The United States of Cocktails
He was encouraged, however, by the craft spirits scene—hundreds of new distilleries have sprouted in the past decade or two, and he found the proprietors were often leading proponents of local traditions in spirits and drink, introducing them to bartenders as they sought to establish their local bona fides.
Bartels himself departed New York last year and moved back to his native Wisconsin, with plans to open a bar in downtown Madison a block from the State Capitol. The January opening was pushed back to March for the usual reasons of construction delays and licensing, but then came, well…you know. “We were a week of two away from opening and lo and behold and the world started spinning, and we had to put things on hiatus,” he says.
He and his partners finally opened the Settle Down Tavern on May 26, with the pandemic in mid-stride. The meticulously designed and built-out bar space was left all but empty, and he’s had to pivot to focus on take-out food. “Since we opened nothing has felt real,” he says. “There’s no casual conversation. You can’t just say, how’s your world, because, well, we’re living in different times.”
Madison’s city government has been helpful in carving outdoor spaces for bars and restaurants to move patrons outside—the block on which Settle Down is located was closed to cars and has become a new plaza, dotted with distanced tables to allow his and adjacent restaurants to spill outdoors. They’ve managed to make the best of the situation.
“I think we’re all vulnerable right now,” Bartels says. “And I especially worry about anywhere that doesn’t have warm weather.”
His is a bittersweet book. It’s a wonderfully illustrated celebration of bars and cocktails from coast to coast—design-wise, it’s reminiscent of the classic, art-deco-inflected Savoy Cocktail Book published in 1930—and serves as an excellent guide to good times in the before times. But a handful of bars he’s written up have since been permanently shuttered—Pegu Club in New York, McCrady’s in Charleston—and it’s hard not to be wistful about what’s been lost.

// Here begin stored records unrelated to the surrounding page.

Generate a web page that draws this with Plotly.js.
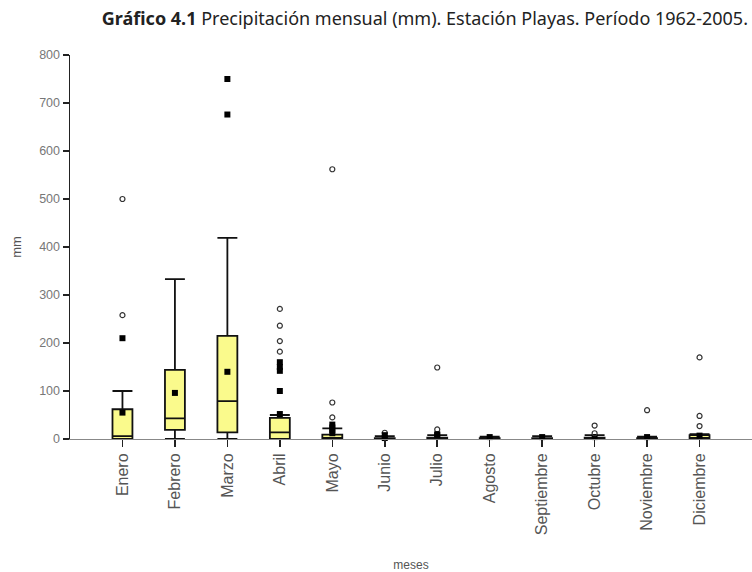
<!DOCTYPE html>
<html>
<head>
<meta charset="utf-8">
<script src="https://cdn.plot.ly/plotly-3.0.1.min.js"></script>
<style>html,body{margin:0;padding:0;background:#fff;}#chart{width:752px;height:572px;}</style>
</head>
<body>
<div id="chart"></div>
<script>
const months = ["Enero","Febrero","Marzo","Abril","Mayo","Junio","Julio","Agosto","Septiembre","Octubre","Noviembre","Diciembre"];
const q1 =         [0, 19, 14, 0, 0, 0, 0, 0, 0, 0, 0, 0];
const medians =    [6, 43, 79, 14, 2, 0, 0, 0, 0, 0, 0, 1];
const q3 =         [62, 144, 215, 44, 9, 2, 3, 2, 2, 3, 2, 8];
const lowerFence = [0, 0, 0, 0, 0, 0, 0, 0, 0, 0, 0, 0];
const upperFence = [100, 333, 419, 50, 22, 6, 8, 5, 6, 8, 5, 10];
const means =      [55, 96, 140, 52, 12, 2, 8, 4, 4, 4, 4, 7];

const mildX = ["Enero","Enero","Abril","Abril","Abril","Abril","Mayo","Mayo","Mayo","Junio","Julio","Julio","Octubre","Octubre","Noviembre","Diciembre","Diciembre","Diciembre"];
const mildY = [500, 258, 271, 236, 204, 182, 562, 76, 45, 13, 149, 20, 28, 12, 60, 170, 48, 27];
const extX = ["Enero","Marzo","Marzo","Abril","Abril","Abril","Abril","Mayo","Mayo","Mayo","Junio","Julio"];
const extY = [210, 750, 676, 160, 150, 142, 100, 30, 24, 18, 8, 10];

const yTicks = [0, 100, 200, 300, 400, 500, 600, 700, 800];

const traces = [
  {
    type: 'box', x: months, q1: q1, median: medians, q3: q3,
    lowerfence: lowerFence, upperfence: upperFence,
    boxpoints: false, width: 0.38, whiskerwidth: 1,
    fillcolor: '#fafa8c', line: {color: '#111', width: 1.8},
    hoverinfo: 'skip', showlegend: false
  },
  {
    type: 'scatter', mode: 'markers', x: months, y: means,
    marker: {symbol: 'square', size: 6, color: '#000'},
    cliponaxis: false, showlegend: false
  },
  {
    type: 'scatter', mode: 'markers', x: mildX, y: mildY,
    marker: {symbol: 'circle-open', size: 5, color: '#333', line: {width: 1.2}},
    cliponaxis: false, showlegend: false
  },
  {
    type: 'scatter', mode: 'markers', x: extX, y: extY,
    marker: {symbol: 'square', size: 6, color: '#000'},
    cliponaxis: false, showlegend: false
  }
];

const layout = {
  width: 752, height: 572,
  margin: {l: 70, r: 0, t: 55, b: 133},
  paper_bgcolor: '#fff', plot_bgcolor: '#fff',
  showlegend: false,
  title: {
    text: '<b>Gráfico 4.1</b> Precipitación mensual (mm). Estación Playas. Período 1962-2005.',
    font: {family: 'Noto Sans, sans-serif', size: 18, color: '#222'},
    xref: 'container', x: 0.565, xanchor: 'center',
    yref: 'container', y: 0.968, yanchor: 'middle'
  },
  xaxis: {
    type: 'category', categoryorder: 'array', categoryarray: months,
    range: [-1, 12], showgrid: false, zeroline: false,
    showline: true, linecolor: '#888', linewidth: 1,
    ticks: 'outside', ticklen: 7, tickcolor: '#222', tickwidth: 1.5,
    tickangle: -90,
    tickfont: {family: 'Liberation Sans, Arial, sans-serif', size: 16, color: '#555'},
    title: {text: 'meses', font: {family: 'Liberation Sans, Arial, sans-serif', size: 12, color: '#555'}, standoff: 30},
    automargin: false
  },
  yaxis: {
    range: [0, 800], tickvals: yTicks, ticktext: yTicks.map(String),
    showgrid: false, zeroline: false,
    showline: true, linecolor: '#222', linewidth: 1.5,
    ticks: 'outside', ticklen: 6, tickcolor: '#222', tickwidth: 1.5,
    tickfont: {family: 'Liberation Sans, Arial, sans-serif', size: 12.5, color: '#777'},
    title: {text: 'mm', font: {family: 'Liberation Sans, Arial, sans-serif', size: 13, color: '#555'}, standoff: 14},
    automargin: false
  }
};

Plotly.newPlot('chart', traces, layout, {displayModeBar: false, staticPlot: true});
</script>
</body>
</html>
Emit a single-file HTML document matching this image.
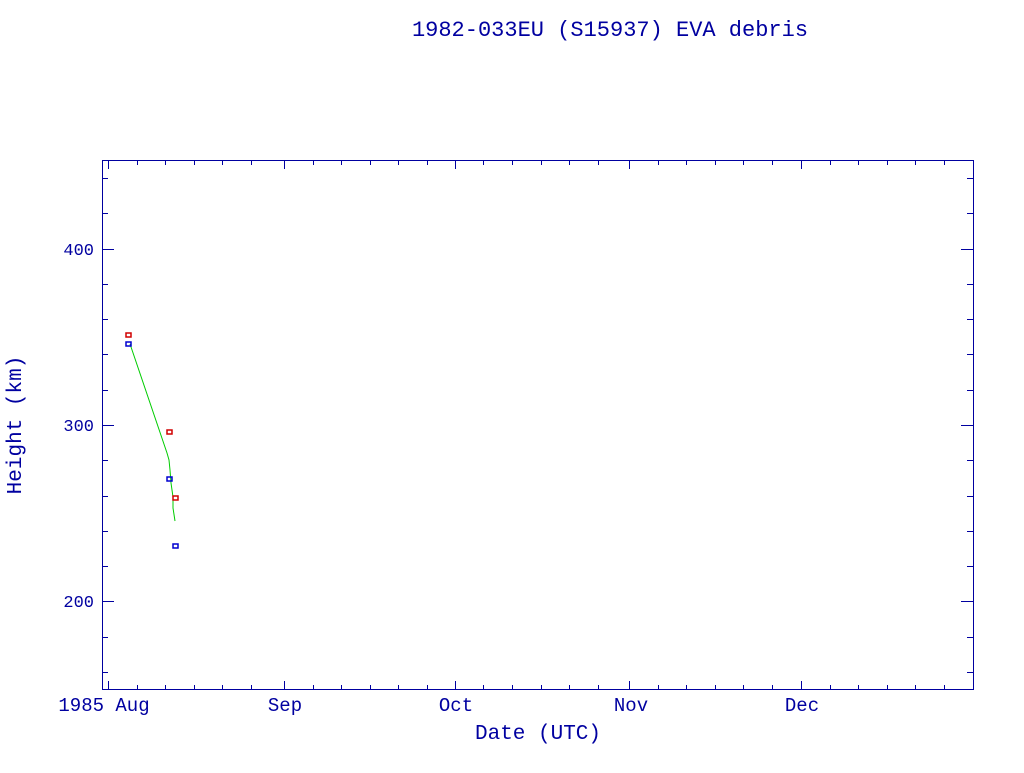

When New Orleans was nearly lost to Katrina’s floodwaters and poor engineering 15 years ago, one upside was that New Orleanians and Americans alike discovered a new and profound appreciation for the city, brought home by the realization that what they long took for granted could easily vanish.
We can hope for much of the same with the bars that have been lost or nearly lost, buffeted by inept government response on the virus and its aftermath, and largely left to fend for themselves. While deep-pocketed chains will likely be back, we can only hope that the near-death experience of independent bars and restaurants will bring home the peril of assuming what we once had will last forever.
The United States of Cocktails isn’t just a road trip through another time and a glorious look back. Turns out, it’s also a roadmap for the future, offering a route to find our way back.